Tang, L., Lin, W., Cui, W., Kang, X., Wang, Y., Contini, E., et al. (2018). An Investigation of Intracluster Light Evolution Using Cosmological Hydrodynamical Simulations. The Astrophysical Journal, 859.


Cite as: https://hdl.handle.net/21.11116/0000-0005-CAC0-E
Abstract
Intracluster light (ICL) in observations is usually identified through the surface brightness limit (SBL) method. In this paper, for the first time we produce mock images of galaxy groups and clusters, using a cosmological hydrodynamical simulation to investigate the ICL fraction and focus on its dependence on observational parameters, e.g., the SBL, the effects of cosmological redshift-dimming, point-spread function (PSF), and CCD pixel size. Detailed analyses suggest that the width of the PSF has a significant effect on the measured ICL fraction, while the relatively small pixel size shows almost no influence. It is found that the measured ICL fraction depends strongly on the SBL. At a fixed SBL and redshift, the measured ICL fraction decreases with increasing halo mass, while with a much fainter SBL, it does not depend on halo mass at low redshifts.

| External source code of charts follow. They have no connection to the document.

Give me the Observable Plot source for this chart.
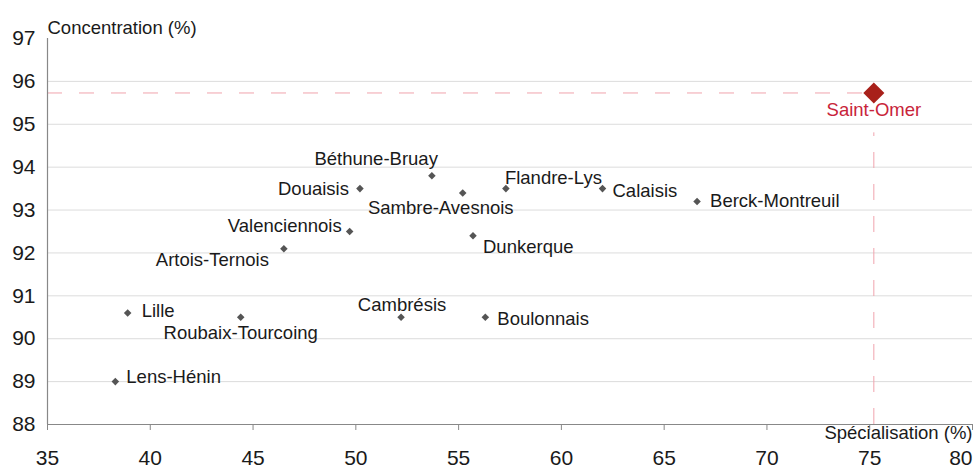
<!DOCTYPE html>
<html><head><meta charset="utf-8">
<script src="https://cdn.jsdelivr.net/npm/d3@7"></script>
<script src="https://cdn.jsdelivr.net/npm/@observablehq/plot@0.6"></script>
<style>body{margin:0;background:#fff;font-family:"Liberation Sans",Arial,sans-serif}</style>
</head><body><div id="chart"></div>
<script>
const regions = ["Lens-Hénin","Lille","Roubaix-Tourcoing","Artois-Ternois","Valenciennois","Douaisis","Béthune-Bruay","Sambre-Avesnois","Dunkerque","Flandre-Lys","Calaisis","Berck-Montreuil","Cambrésis","Boulonnais"];
const specialisation = [38.3,38.9,44.4,46.5,49.7,50.2,53.7,55.2,55.7,57.3,62.0,66.6,52.2,56.3];
const concentration = [89.0,90.6,90.5,92.1,92.5,93.5,93.8,93.4,92.4,93.5,93.5,93.2,90.5,90.5];
const highlightName = "Saint-Omer";
const highlightX = 75.2;
const highlightY = 95.73;
const xTicks = [35,40,45,50,55,60,65,70,75,80];
const yTicks = [88,89,90,91,92,93,94,95,96,97];
const xLabel = "Spécialisation (%)";
const yLabel = "Concentration (%)";

// label placement (style only): [dx, dy, textAnchor]
const place = {
  "Lens-Hénin":[11,-5,"start"],
  "Lille":[14,-2,"start"],
  "Roubaix-Tourcoing":[0,16,"middle"],
  "Artois-Ternois":[-15,11,"end"],
  "Valenciennois":[-8,-5,"end"],
  "Douaisis":[-11,0,"end"],
  "Béthune-Bruay":[6,-17,"end"],
  "Sambre-Avesnois":[-22,15,"middle"],
  "Dunkerque":[10,11,"start"],
  "Flandre-Lys":[-1,-11,"start"],
  "Calaisis":[10,2,"start"],
  "Berck-Montreuil":[13,0,"start"],
  "Cambrésis":[1,-12,"middle"],
  "Boulonnais":[12,2,"start"]
};

const data = regions.map((name,i)=>({name, x:specialisation[i], y:concentration[i]}));
const hl = [{name:highlightName, x:highlightX, y:highlightY}];

const LFS = 18.5;
const textMarks = data.map(d => Plot.text([d], {
  x:"x", y:"y", text:"name", textAnchor:place[d.name][2],
  dx:place[d.name][0], dy:place[d.name][1], fontSize:LFS, fill:"#1a1a1a"
}));

const chart = Plot.plot({
  width:974, height:472,
  marginLeft:47, marginRight:2, marginTop:38, marginBottom:48,
  x:{domain:[35,80]},
  y:{domain:[88,97]},
  style:{fontFamily:'"Liberation Sans",Arial,sans-serif', background:"#fff"},
  marks:[
    Plot.ruleY(yTicks.filter(d=>d>88 && d<97), {stroke:"#dcdcdc", strokeWidth:1}),
    Plot.ruleY([highlightY], {x1:35, x2:highlightX, stroke:"#f0a3ad", strokeDasharray:"15,17"}),
    Plot.ruleX([highlightX], {y1:88, y2:94.8, stroke:"#f0a3ad", strokeDasharray:"16,16"}),
    Plot.ruleX([35], {stroke:"#888", strokeWidth:1.2}),
    Plot.ruleY([88], {stroke:"#888", strokeWidth:1.2}),
    Plot.axisY(yTicks, {tickSize:0, tickPadding:12, fontSize:21, label:null, fill:"#1a1a1a"}),
    Plot.axisX(xTicks.slice(0,-1), {tickSize:6, tickPadding:20, fontSize:21, label:null, stroke:"#888", fill:"#1a1a1a"}),
    Plot.axisX(xTicks.slice(-1), {tickSize:6, tickPadding:20, fontSize:21, label:null, stroke:"#888", fill:"#1a1a1a", textAnchor:"end"}),
    Plot.text([yLabel], {frameAnchor:"top-left", text:d=>d, textAnchor:"start", dy:-18, fontSize:LFS, fill:"#1a1a1a"}),
    Plot.text([xLabel], {frameAnchor:"bottom-right", text:d=>d, textAnchor:"end", dy:14, fontSize:LFS, fill:"#1a1a1a"}),
    Plot.dot(data, {x:"x", y:"y", symbol:"diamond2", r:3.4, fill:"#555", stroke:null}),
    ...textMarks,
    Plot.dot(hl, {x:"x", y:"y", symbol:"diamond2", r:9.5, fill:"#a8201a", stroke:null}),
    Plot.text(hl, {x:"x", y:"y", text:"name", dy:17, fontSize:LFS, fill:"#c8243a"})
  ]
});
document.getElementById("chart").appendChild(chart);
</script></body></html>
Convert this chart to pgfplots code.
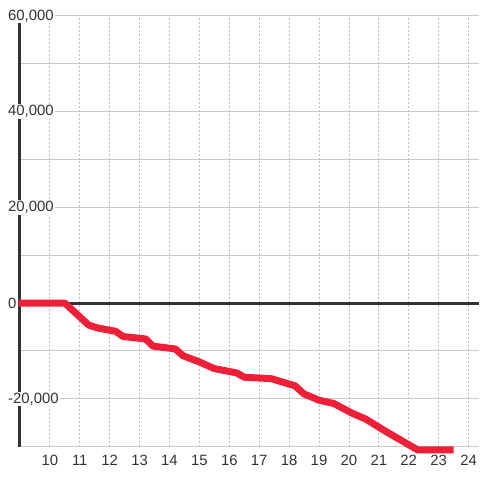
\documentclass[border=0pt]{standalone}
\usepackage{pgfplots}
\pgfplotsset{compat=1.18}
\usepackage{fontspec}
\setmainfont{Liberation Sans}
\definecolor{cdark}{HTML}{333333}
\definecolor{cgrid}{HTML}{C8C8C8}
\definecolor{cdot}{HTML}{BBBBBB}
\definecolor{cred}{HTML}{EE2038}
\begin{document}
\begin{tikzpicture}
\path (0,0) rectangle (480bp,480bp);
\begin{axis}[
  set layers=standard,
  at={(20bp,32bp)}, anchor=south west,
  scale only axis, width=460bp, height=432bp,
  xmin=9, xmax=24.3333, ymin=-30000, ymax=60000,
  axis lines=left,
  x axis line style={draw=none},
  y axis line style={draw=cdark, line width=3bp, -},
  major tick length=0pt, minor tick length=0pt,
  xtick={10,...,24}, minor x tick num=0,
  ytick={-30000,-20000,...,60000},
  yticklabels={,-20{,}000,,0,,20{,}000,,40{,}000,,60{,}000},
  xmajorgrids, ymajorgrids, xminorgrids=false,
  x grid style={draw=cdot, line width=0.8bp, dash pattern=on 2bp off 2bp},
  y grid style={draw=cgrid, line width=1bp},
  /pgf/number format/assume math mode=true,
  scaled y ticks=false,
  ticklabel style={font=\fontsize{15}{18}\selectfont, text=cdark},
  yticklabel style={anchor=west, xshift=-13bp, fill=white, inner sep=1bp},
  xticklabel style={anchor=north, inner sep=0pt, yshift=-8.5bp},
  clip=false,
]
\addplot[cdark, line width=3bp] coordinates {(9,0) (24.3333,0)};
\addplot[cred, line width=7bp, line join=round, line cap=butt] coordinates {
(8.95,0) (10.5,0) (11.3,-4600) (11.6,-5200) (12.2,-5900) (12.45,-7000)
(13.2,-7500) (13.45,-9000) (14.2,-9600) (14.45,-11000) (15,-12300)
(15.5,-13700) (16.25,-14600) (16.5,-15500) (17.4,-15800) (18.2,-17300)
(18.5,-19000) (19,-20300) (19.5,-21000) (20.1,-23000) (20.55,-24200)
(21.2,-26700) (22.3,-30700) (23.5,-30700)
};
\end{axis}
\end{tikzpicture}
\end{document}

In our work, the measured ICL fraction shows a clear dependence on the cosmological redshift-dimming effect. It is found that there is more mass locked in the ICL component than light, suggesting that the use of a constant mass-to-light ratio at high surface brightness levels will lead to an underestimate of ICL mass. Furthermore, it is found that the radial profile of ICL shows a characteristic radius that is almost independent of halo mass. The current measurement of ICL from observations has a large dispersion due to different methods, and we emphasize the importance of using the same definition when observational results are compared with theoretical predictions.